Thursday, April 11, 2013

Hundreds of Miners Arrive in Portland on Steamship Brother Jonathan

“Steamship Brother Jonathan, S. J. De Wolf, commander, arrived at this port from San Francisco on the 11th inst. at five o’clock A. M. She brought dates to the 7th from the East, about three hundred and eighty passengers, and a large quanity [sic] of freight. The passengers are mostly miners, bound for the John Day, Powder river, and Boise mines.” This item from the Oregonian newspaper (April 13, 1863), in Portland, was just one of many such reports documenting the stream of miners who rushed through Portland during this period.

Impatient gold-seekers favored the Brother Jonathan because it was the fastest steamer on the Pacific Coast at that time.
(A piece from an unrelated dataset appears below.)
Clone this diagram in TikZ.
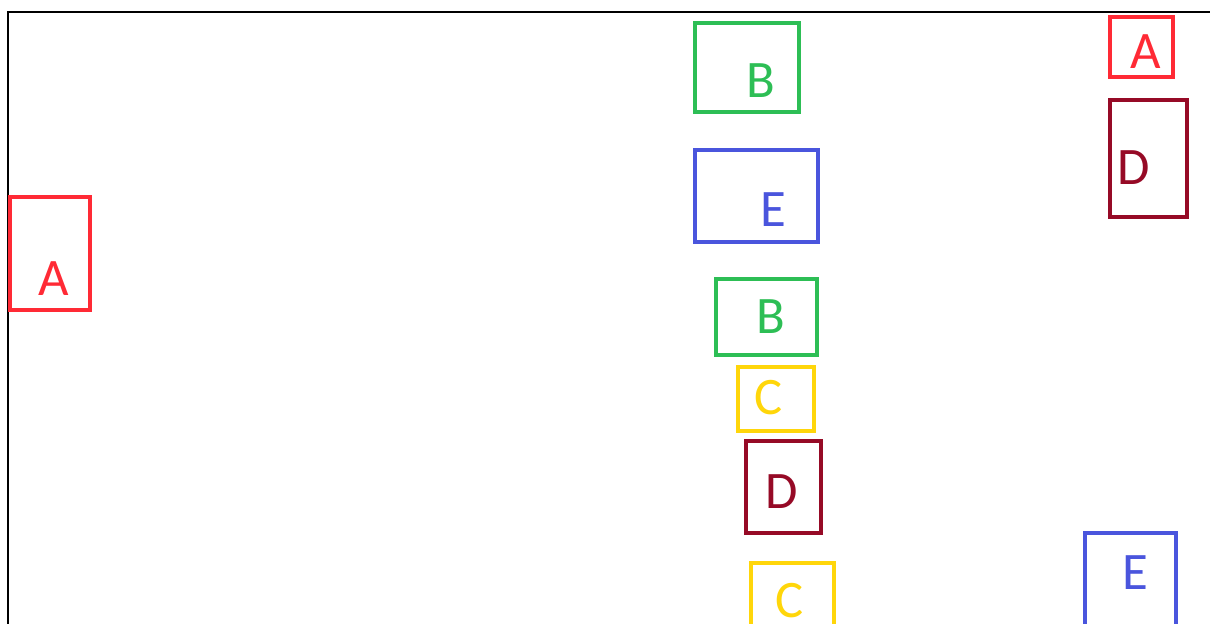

Its owners, the California Steam Navigation Company, made huge profits from the vessel, and kept it busy. The Oregonian item also said, "Sails To Day. – The steamer Brother Jonathan sails for San Francisco via Victoria this afternoon at four o’clock."
Steamship Brother Jonathan, ca 1862.

Captain Samuel J. De Wolf was one of the most experienced commanders on the coast. Tragically, two year later, a violent storm drove the steamship onto a reef near Crescent City California. De Wolf and over two hundred passengers went down with the ship.

Reference: Alfred L. Lomax, Brother Jonathan: Pioneer Steamship of the Pacific Coast, University of Oregon (1959).